Alex was too young to choose the church 18 years ago, but now she chooses the promise of reunion with her family in heaven over the anathema of a life-saving blood transfusion. The two are mutually exclusive as blood is sacred and unique, and foreign blood is impure. Ivanna is proud of Alex, but torn when the Elders prohibit her from communicating with Luisa who breaks with the Church following Alex’s decision.
The worldlier Luisa has been drifting away from the Church even before her anger at her sister’s dilemma. She rebels openly, and emphatically, by taking art classes and dating a Muslim by whom she eventually becomes pregnant. Luisa realises she has to leave home, even if this means living in a depressing, cramped flat. Ivanna is naturally deeply troubled at this split which is duly noted by the prying Elders.
So when Steven (Robert Emms), the young, rising star of the Manchester Church, pursues Alex, Ivanna is relieved, as are the Elders. Alex is doing everything right, and even welcomes Steven’s mechanical advances. Steven’s early conversation is stilted and repressed, if friendly and encouraging, but he turns out to be a little control freak, a premature Elder whose dogmatic mindset and entire future are mapped out for us in his brutish dealings with Luisa.
An ex-Witness or lapsed Witness is ostracized and shunned by family and friends who remain in the religion, a practice similar to Scientology. When Luisa breaks off from attempts at rehabilitation after a split with her boyfriend, Ivanna’s anguish is palpable.
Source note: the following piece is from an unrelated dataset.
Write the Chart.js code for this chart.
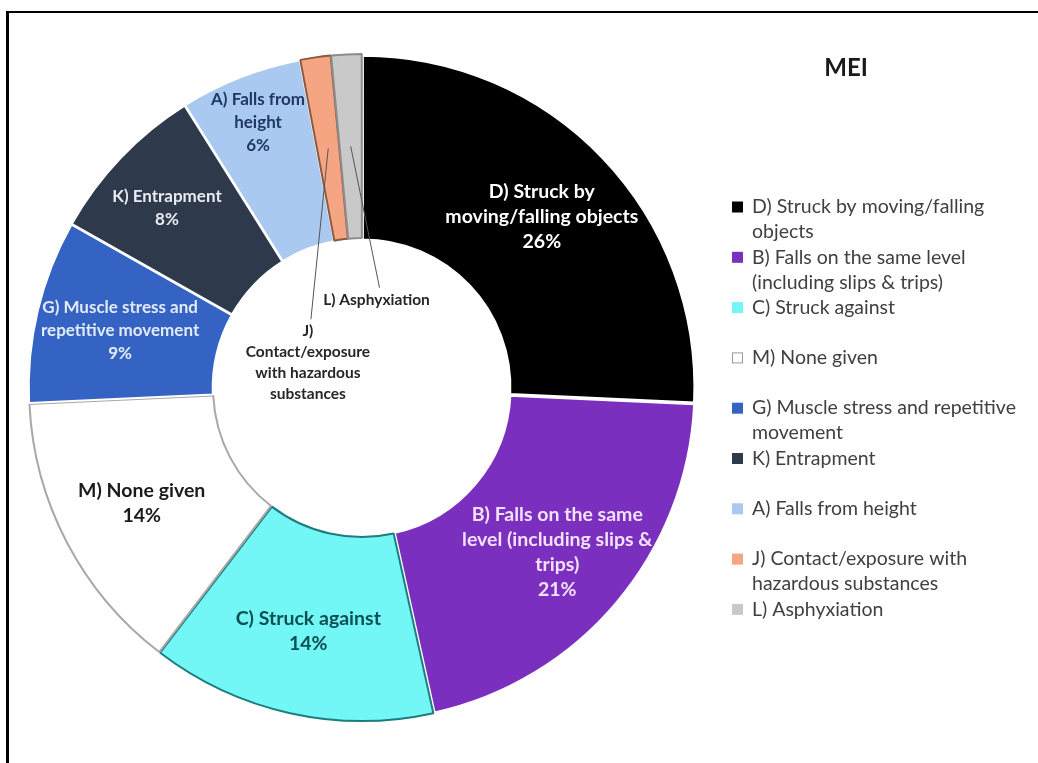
<!DOCTYPE html>
<html>
<head>
<meta charset="utf-8">
<script src="https://cdn.jsdelivr.net/npm/chart.js@4.4.1/dist/chart.umd.min.js"></script>
<style>
  html, body { margin: 0; padding: 0; background: #fff; }
  #wrap { position: relative; width: 1038px; height: 763px; overflow: hidden; }
  #frame { position: absolute; left: 6px; top: 11px; right: 0; bottom: 0; border-top: 2px solid #000; border-left: 3px solid #000; }
  canvas { position: absolute; left: 0; top: 0; }
</style>
</head>
<body>
<div id="wrap">
  <div id="frame"></div>
  <canvas id="meiChart" width="1038" height="763"></canvas>
</div>
<script>
// MEI breakdown by accident type (percent of cases)
const categories = [
  'D) Struck by moving/falling objects',
  'B) Falls on the same level (including slips & trips)',
  'C) Struck against',
  'M) None given',
  'G) Muscle stress and repetitive movement',
  'K) Entrapment',
  'A) Falls from height',
  'J) Contact/exposure with hazardous substances',
  'L) Asphyxiation'
];
const shares = [26, 21, 14, 14, 9, 8, 6, 1.5, 1.5];

// how each name is broken inside the ring and in the legend
const sliceLines = [
  ['D) Struck by', 'moving/falling objects'],
  ['B) Falls on the same', 'level (including slips &', 'trips)'],
  ['C) Struck against'],
  ['M) None given'],
  ['G) Muscle stress and', 'repetitive movement'],
  ['K) Entrapment'],
  ['A) Falls from', 'height'],
  ['J)', 'Contact/exposure', 'with hazardous', 'substances'],
  ['L) Asphyxiation']
];
const legendLines = [
  ['D) Struck by moving/falling', 'objects'],
  ['B) Falls on the same level', '(including slips & trips)'],
  ['C) Struck against'],
  ['M) None given'],
  ['G) Muscle stress and repetitive', 'movement'],
  ['K) Entrapment'],
  ['A) Falls from height'],
  ['J) Contact/exposure with', 'hazardous substances'],
  ['L) Asphyxiation']
];

const fillColors = ['#000000', '#7b2fbe', '#72f6f6', '#ffffff', '#3463c4', '#2e3a4c', '#a9c9f1', '#f5a582', '#c9c9c9'];
const edgeColors = ['#ffffff', '#ffffff', '#1f7d7e', '#a8a8a8', '#ffffff', '#ffffff', '#ffffff', '#8a5a40', '#8c8c8c'];
const textColors = ['#ffffff', '#f3e1fb', '#0d4f52', '#1a1a1a', '#e4ebf8', '#e8ebf0', '#1f3864', '#262626', '#262626'];

// label nudges: turn in degrees from the slice middle, r as share of the outer radius
const labelPlacement = {
  B: { r: 0.77 },
  G: { size: 17 },
  K: { turn: -1, r: 0.80, size: 17 },
  A: { r: 0.86, size: 17 },
  J: { turn: -57, r: 0.18, size: 15.5, leader: true },
  L: { turn: 12, r: 0.27, size: 15.5, leader: true }
};

const sliceLabels = {
  id: 'sliceLabels',
  afterDatasetsDraw(chart) {
    const ctx = chart.ctx;
    const meta = chart.getDatasetMeta(0);
    ctx.save();
    ctx.textAlign = 'center';
    ctx.textBaseline = 'middle';
    meta.data.forEach((arc, i) => {
      const p = arc.getProps(['x', 'y', 'startAngle', 'endAngle', 'innerRadius', 'outerRadius'], true);
      const tw = labelPlacement[categories[i][0]] || {};
      const mid = (p.startAngle + p.endAngle) / 2;
      const ang = mid + (tw.turn || 0) * Math.PI / 180;
      const r = (tw.r || 0.75) * p.outerRadius;
      const lx = p.x + Math.cos(ang) * r;
      const ly = p.y + Math.sin(ang) * r;
      const lines = tw.leader ? sliceLines[i] : sliceLines[i].concat(shares[i] + '%');
      const lh = tw.leader ? 21 : (tw.size ? 23 : 25);
      const top = ly - (lines.length - 1) * lh / 2;
      if (tw.leader) {
        const sr = 0.73 * p.outerRadius;
        ctx.strokeStyle = '#555';
        ctx.lineWidth = 1;
        ctx.beginPath();
        ctx.moveTo(p.x + Math.cos(mid) * sr, p.y + Math.sin(mid) * sr);
        ctx.lineTo(lx + 3, top - 12);
        ctx.stroke();
      }
      ctx.font = 'bold ' + (tw.size || 19.5) + 'px Lato';
      ctx.fillStyle = textColors[i];
      lines.forEach((t, k) => ctx.fillText(t, lx, top + k * lh));
    });
    ctx.restore();
  }
};

const sideLegend = {
  id: 'sideLegend',
  afterDraw(chart) {
    const ctx = chart.ctx;
    ctx.save();
    ctx.fillStyle = '#1a1a1a';
    ctx.font = 'bold 24px Lato';
    ctx.textAlign = 'center';
    ctx.textBaseline = 'middle';
    ctx.fillText('MEI', 846, 68);

    ctx.font = '19.5px Lato';
    ctx.textAlign = 'left';
    legendLines.forEach((lines, i) => {
      const y = 207 + i * 50.3;
      ctx.fillStyle = fillColors[i];
      ctx.fillRect(732, y - 5.5, 11, 11);
      if (fillColors[i] === '#ffffff') {
        ctx.strokeStyle = '#999';
        ctx.lineWidth = 1;
        ctx.strokeRect(732.5, y - 5, 10, 10);
      }
      ctx.fillStyle = '#404040';
      lines.forEach((t, k) => ctx.fillText(t, 752, y + k * 25));
    });
    ctx.restore();
  }
};

new Chart(document.getElementById('meiChart'), {
  type: 'doughnut',
  data: {
    labels: categories,
    datasets: [{
      data: shares,
      backgroundColor: fillColors,
      borderColor: edgeColors,
      borderWidth: 2,
      offset: 5
    }]
  },
  options: {
    responsive: false,
    animation: false,
    cutout: '44.5%',
    layout: { padding: { left: 27, right: 341, top: 52, bottom: 39 } },
    plugins: {
      legend: { display: false },
      tooltip: { enabled: false }
    }
  },
  plugins: [sliceLabels, sideLegend]
});
</script>
</body>
</html>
She longs to care for her increasingly weak pregnant daughter and for her grandchild, but is forced to make a choice between her faith in some future kingdom of heaven or her daughter’s well-being in the here and now.
More than a film about the daughters, Apostasy is actually about their mother, whose faith is tested to breaking point. This would not work if all three performances were not equally balanced and pitch perfect, a tribute to the casting directors if not to Kokotajlo for relatively fresh (and primarily TV) faces into these demanding roles. It is as if he wants to challenge the audience with Ivanna’s moral dilemma or at least, to provide us with the substance of a debate over a strong drink after the film.
Kokotailo and cinematographer Adam Scarth (Daphne) envelop the audience in an oppressive claustrophobia, helped by their use of the Academy Ratio, the same aspect ratio that Gus Van Sant used to inject extra disorientation and tension in his re-enactment of the Columbine shooting in Elephant; and that Kelly Reichardt used in Meek’s Cutoff, to contrast the limited vision of the pioneers with the endless landscapes of the high desert of the Oregon Trail. Kokotajlo holds the camera close to the faces of his three female protagonists and never lets go until he has shaken the truth out of them, or tried. The limited, sickly colour palette seems to blend with the rainy, cold weather that dominates the external scenes.
The Elders might come across as cold, rigid and out-of-touch, but there is a passion and physicality in all of the performances that compel us to clinch our fists. By the time we arrive, shaken and stirred, at the end credits, the caption that the film is ‘Not endorsed by the Governing Body of Jehovah’s Witnesses,” seems like a belated touch of humour.
The sceptical British art house audience might seem an easy target for this harsh portrait of an unbending Church, but Kokotajlo was brought up a Jehovah’s Witness and creates a world too authentic to be written off as lunacy. The characters’ religious devotion is dramatised in a respectful manner and the portrayal of a community that dances to rock music, drinks alcohol and enjoys being pampered at the beauty salon confounds our stereotypes of repressed fanatics.